* What is needed
Transcribe only the part of the material below that begins at the line containing "Emit a Python" and ends at the line containing "from matplotlib.ticker import MultipleLocator", with both kept and images left out.

* Provided data
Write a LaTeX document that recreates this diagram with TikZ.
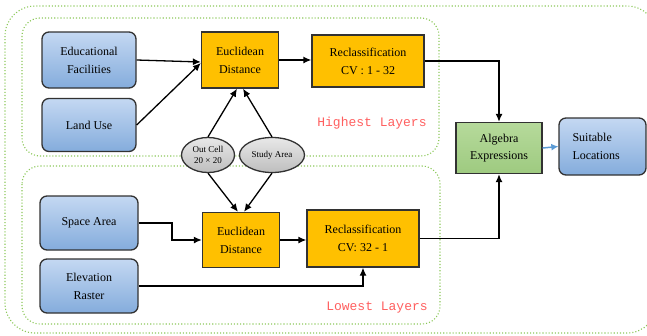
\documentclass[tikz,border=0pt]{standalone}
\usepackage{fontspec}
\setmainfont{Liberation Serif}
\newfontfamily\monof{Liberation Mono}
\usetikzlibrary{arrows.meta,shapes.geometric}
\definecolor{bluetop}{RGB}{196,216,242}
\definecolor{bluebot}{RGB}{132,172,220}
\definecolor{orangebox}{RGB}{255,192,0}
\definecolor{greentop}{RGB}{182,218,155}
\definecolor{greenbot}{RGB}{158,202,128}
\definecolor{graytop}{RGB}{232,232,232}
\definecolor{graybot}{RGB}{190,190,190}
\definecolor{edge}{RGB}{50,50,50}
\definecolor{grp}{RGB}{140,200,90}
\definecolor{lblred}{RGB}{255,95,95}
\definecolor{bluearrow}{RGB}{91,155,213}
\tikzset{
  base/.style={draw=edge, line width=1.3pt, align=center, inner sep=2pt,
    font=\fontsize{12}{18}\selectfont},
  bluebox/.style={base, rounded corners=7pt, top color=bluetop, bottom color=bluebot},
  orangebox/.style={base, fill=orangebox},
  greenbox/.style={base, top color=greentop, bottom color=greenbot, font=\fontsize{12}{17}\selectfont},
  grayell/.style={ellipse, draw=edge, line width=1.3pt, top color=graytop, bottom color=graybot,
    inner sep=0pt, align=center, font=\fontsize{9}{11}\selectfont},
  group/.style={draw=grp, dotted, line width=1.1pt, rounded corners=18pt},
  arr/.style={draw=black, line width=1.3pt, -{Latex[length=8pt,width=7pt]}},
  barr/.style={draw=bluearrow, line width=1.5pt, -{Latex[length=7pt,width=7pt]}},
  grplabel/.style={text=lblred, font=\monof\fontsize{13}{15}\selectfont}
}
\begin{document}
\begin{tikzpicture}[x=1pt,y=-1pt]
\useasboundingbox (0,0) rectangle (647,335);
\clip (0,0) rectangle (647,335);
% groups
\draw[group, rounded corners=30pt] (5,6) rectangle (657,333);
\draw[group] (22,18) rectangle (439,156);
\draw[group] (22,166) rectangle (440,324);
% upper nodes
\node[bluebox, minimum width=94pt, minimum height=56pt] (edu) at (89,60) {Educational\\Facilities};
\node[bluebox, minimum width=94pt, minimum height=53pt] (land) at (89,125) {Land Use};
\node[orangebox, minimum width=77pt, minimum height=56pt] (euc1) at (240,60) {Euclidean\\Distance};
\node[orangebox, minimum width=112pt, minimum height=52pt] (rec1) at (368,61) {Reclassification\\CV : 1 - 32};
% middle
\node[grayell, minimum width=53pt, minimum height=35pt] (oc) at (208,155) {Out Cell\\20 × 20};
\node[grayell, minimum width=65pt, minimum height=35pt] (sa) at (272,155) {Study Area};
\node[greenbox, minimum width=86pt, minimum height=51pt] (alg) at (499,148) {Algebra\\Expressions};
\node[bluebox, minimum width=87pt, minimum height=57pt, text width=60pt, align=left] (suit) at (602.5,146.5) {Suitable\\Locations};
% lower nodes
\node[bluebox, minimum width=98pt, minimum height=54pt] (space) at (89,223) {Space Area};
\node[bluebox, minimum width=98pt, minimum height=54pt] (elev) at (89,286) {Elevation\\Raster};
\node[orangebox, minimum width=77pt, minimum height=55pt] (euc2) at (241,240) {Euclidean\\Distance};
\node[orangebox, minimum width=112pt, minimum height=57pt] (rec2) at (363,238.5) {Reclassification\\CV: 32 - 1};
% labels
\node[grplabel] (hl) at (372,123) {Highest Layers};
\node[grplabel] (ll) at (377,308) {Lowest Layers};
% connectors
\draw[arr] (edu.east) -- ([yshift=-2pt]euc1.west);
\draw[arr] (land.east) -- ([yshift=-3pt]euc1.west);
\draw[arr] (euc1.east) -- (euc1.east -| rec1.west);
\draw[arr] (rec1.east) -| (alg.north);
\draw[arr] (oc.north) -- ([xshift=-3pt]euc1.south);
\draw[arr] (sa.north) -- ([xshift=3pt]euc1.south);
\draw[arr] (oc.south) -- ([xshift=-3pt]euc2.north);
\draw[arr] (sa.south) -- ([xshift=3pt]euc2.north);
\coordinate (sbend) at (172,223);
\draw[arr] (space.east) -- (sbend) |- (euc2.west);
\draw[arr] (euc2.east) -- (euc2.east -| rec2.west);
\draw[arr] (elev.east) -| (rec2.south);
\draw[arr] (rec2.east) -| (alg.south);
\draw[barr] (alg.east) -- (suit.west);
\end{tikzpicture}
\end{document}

---

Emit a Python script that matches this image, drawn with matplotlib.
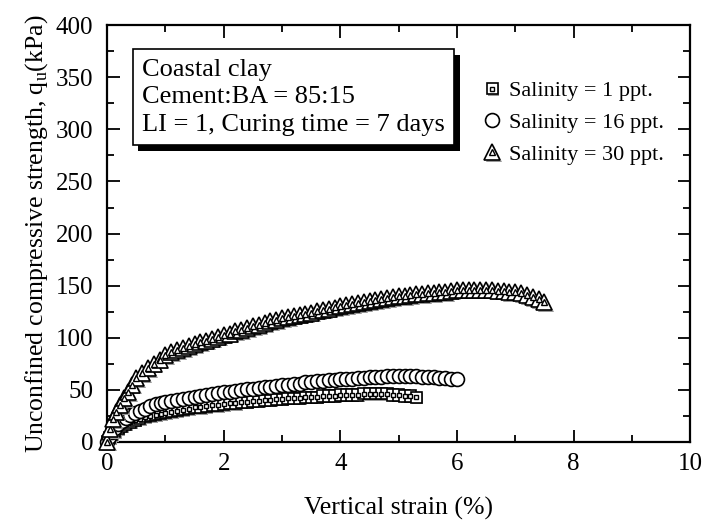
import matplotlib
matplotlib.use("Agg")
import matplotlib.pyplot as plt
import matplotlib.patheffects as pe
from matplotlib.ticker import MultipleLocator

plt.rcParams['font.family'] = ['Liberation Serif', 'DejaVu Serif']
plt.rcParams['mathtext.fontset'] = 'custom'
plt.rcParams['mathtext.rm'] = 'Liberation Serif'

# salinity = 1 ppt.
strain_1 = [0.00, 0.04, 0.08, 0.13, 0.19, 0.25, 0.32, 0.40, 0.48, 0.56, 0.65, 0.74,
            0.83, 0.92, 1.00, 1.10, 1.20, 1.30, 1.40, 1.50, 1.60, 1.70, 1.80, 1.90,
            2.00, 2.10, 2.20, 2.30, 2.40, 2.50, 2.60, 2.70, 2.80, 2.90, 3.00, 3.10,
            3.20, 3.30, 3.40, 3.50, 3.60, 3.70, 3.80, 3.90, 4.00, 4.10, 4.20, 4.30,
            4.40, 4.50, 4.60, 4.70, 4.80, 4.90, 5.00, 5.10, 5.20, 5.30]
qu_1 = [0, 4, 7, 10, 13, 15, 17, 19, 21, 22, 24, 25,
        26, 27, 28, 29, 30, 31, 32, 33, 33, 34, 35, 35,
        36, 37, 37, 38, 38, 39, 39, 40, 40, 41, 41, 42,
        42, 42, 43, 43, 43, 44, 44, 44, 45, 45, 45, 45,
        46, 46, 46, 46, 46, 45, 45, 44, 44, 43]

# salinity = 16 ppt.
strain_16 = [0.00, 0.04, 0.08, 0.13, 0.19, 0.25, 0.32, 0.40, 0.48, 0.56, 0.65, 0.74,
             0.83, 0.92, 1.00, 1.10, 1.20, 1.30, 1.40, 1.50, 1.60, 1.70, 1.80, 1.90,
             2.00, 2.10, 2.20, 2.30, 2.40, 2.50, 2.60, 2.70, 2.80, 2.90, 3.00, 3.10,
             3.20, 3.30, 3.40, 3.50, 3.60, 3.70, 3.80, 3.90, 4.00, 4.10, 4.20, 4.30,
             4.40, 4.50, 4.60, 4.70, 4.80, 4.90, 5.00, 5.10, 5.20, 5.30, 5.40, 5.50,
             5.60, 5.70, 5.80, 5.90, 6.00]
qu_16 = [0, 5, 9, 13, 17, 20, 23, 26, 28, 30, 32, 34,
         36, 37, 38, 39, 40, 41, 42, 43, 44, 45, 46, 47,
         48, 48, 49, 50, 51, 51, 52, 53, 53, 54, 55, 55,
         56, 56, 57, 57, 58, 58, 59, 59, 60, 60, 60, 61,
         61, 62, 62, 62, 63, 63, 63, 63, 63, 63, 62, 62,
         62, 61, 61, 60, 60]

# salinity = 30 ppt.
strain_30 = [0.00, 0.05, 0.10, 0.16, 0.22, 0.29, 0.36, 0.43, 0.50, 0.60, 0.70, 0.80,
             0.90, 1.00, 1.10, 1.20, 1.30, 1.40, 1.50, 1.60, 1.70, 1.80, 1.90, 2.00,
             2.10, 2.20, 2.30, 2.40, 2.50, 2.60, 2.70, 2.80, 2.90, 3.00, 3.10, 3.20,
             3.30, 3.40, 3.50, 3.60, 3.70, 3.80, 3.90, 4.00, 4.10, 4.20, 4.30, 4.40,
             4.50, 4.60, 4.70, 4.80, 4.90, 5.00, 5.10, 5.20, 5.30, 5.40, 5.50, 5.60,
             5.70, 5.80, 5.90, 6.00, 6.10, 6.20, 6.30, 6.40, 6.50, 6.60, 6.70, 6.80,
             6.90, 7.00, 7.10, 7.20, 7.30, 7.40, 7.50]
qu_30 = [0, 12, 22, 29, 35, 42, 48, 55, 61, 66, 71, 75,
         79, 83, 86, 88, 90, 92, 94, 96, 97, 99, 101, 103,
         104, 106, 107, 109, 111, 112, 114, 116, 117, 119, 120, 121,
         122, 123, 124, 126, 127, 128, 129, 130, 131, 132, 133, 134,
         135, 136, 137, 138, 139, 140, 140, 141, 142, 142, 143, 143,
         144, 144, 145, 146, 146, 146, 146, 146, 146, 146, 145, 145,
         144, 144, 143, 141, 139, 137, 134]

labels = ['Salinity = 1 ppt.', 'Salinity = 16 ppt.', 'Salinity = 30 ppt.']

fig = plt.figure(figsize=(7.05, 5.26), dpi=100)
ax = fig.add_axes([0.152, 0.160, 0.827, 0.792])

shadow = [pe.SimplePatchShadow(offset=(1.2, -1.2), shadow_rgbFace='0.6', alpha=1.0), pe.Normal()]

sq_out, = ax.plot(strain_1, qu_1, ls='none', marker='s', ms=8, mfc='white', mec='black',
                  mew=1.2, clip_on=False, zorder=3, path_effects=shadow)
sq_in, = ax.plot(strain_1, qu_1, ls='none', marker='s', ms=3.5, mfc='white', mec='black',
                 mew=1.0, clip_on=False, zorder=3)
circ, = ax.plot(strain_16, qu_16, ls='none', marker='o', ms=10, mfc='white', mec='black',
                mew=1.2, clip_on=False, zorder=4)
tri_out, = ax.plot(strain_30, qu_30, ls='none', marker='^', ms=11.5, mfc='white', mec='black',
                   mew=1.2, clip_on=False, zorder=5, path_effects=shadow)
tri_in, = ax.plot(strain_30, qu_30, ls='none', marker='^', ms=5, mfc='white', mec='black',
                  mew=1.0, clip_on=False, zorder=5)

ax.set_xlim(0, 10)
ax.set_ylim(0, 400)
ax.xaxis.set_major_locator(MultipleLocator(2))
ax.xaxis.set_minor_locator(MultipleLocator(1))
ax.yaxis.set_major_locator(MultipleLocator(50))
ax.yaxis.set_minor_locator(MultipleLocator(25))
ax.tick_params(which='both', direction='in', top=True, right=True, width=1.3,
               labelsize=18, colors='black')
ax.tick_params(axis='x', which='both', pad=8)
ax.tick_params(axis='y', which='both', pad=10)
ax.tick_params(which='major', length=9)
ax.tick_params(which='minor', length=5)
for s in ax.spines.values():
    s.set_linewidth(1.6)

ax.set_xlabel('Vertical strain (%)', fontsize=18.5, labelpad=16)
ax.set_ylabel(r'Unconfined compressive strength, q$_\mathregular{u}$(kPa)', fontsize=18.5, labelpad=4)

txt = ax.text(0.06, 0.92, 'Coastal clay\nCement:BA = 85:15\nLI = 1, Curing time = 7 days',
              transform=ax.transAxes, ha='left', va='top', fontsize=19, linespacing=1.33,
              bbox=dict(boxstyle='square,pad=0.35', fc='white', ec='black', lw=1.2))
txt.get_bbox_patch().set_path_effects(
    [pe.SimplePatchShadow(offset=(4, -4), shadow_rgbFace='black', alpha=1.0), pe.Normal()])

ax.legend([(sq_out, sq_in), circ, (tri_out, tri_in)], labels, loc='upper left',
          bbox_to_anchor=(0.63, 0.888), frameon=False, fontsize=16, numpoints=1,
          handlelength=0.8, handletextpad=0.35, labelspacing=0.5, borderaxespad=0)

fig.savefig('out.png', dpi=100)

* Answer below
Emit a Python script that matches this image, drawn with matplotlib.
import matplotlib
matplotlib.use("Agg")
import matplotlib.pyplot as plt
import matplotlib.patheffects as pe
from matplotlib.ticker import MultipleLocator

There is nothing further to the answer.